See Decide Solely on the Evidence, for a discussion of the legal principles relevant to this area.
Introduction: The Evidence
I have told you that it is your task to determine the facts in this case. In determining the facts, you must consider all of the evidence that you heard from the witness box. Remember, it is the answers the witnesses gave that are the evidence, not the questions they were asked.
You must also take into account the exhibits that were tendered. These include [insert examples].When you go to the jury room to decide this case, [most of/some of] the exhibits will go with you, where you may examine them. Consider them along with the rest of the evidence and in exactly the same way. [However, the following exhibits will not go with you to the jury room [insert exhibits]].
If any formal admissions were put to the jury, add the following shaded section:
In addition, in this case the following admissions were made: [insert admissions]. You must accept these admissions as established facts.
Nothing else is evidence in this case. As I have told you, this includes any comments counsel make about the facts.
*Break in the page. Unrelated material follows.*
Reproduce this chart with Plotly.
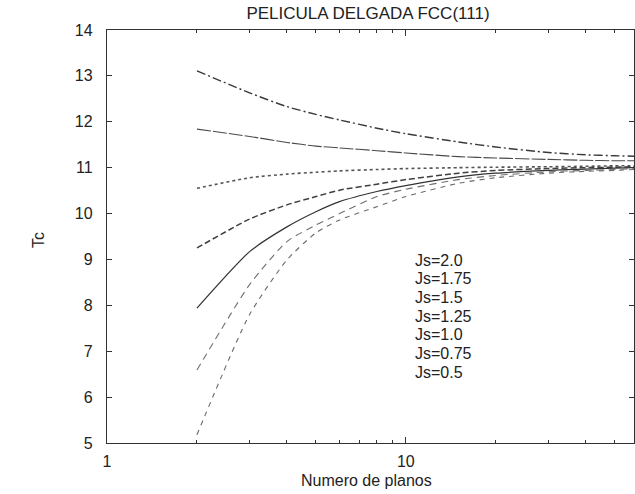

It also includes:
[Identify other relevant matters which do not constitute evidence in the case, such as Transcripts
It may be appropriate to insert charges relating to these matters here.]
Review of the Need to Decide Solely on the Evidence
It your duty to decide this case only on the basis of the witnesses’ testimony, [the admissions] and the exhibits. You should consider the evidence which is relevant to a particular matter in its individual parts and as a whole, and come to a decision one way or another about the facts.
As I have told you, in doing this you must ignore all other considerations, such as any feelings of sympathy or prejudice you may have for anyone involved in the case. You should not, for example, be influenced by [insert case specific examples]. Such emotions have no part to play in your decision.
Remember, you are the judges of the facts. That means that in relation to all of the issues in this case, you must act like judges. You must dispassionately weigh the evidence logically and with an open-mind, not according to your passion or feelings.
At the start of the trial I also told you that you must not base your decision on any information you may have obtained outside this courtroom. For example, you must completely ignore anything that you have seen or heard in the media about this case, or about the people involved in it. You must consider only the evidence that has been presented to you here in court.
 Depending on the nature of the evidence, it may be necessary to warn the jury of the possible dangers of conducting experiments in the jury room: see Decide Solely on the Evidence for further information.
 If the accused is unrepresented, the jury should be told that what s/he said in his/her addresses, or when questioning witnesses, is also not evidence.
 Some matters which it may be appropriate to point out (as they could conceivably give rise to prejudice or sympathy) include:
• The nature of the injuries suffered by the complainant;
• The race or ethnicity of the accused or the complainant;
• The sexual orientation of the accused or the complainant;
• The fact that the accused or the complainant are drug users.
In some cases, it may be appropriate to point out that although a party’s behaviour does not accord with what the jury might think is morally acceptable, the jury is not a court of morals. Everyone has the right to be treated equally before the law.
 If there has been significant publicity about the case or the parties involved, it may be necessary to give a more detailed warning.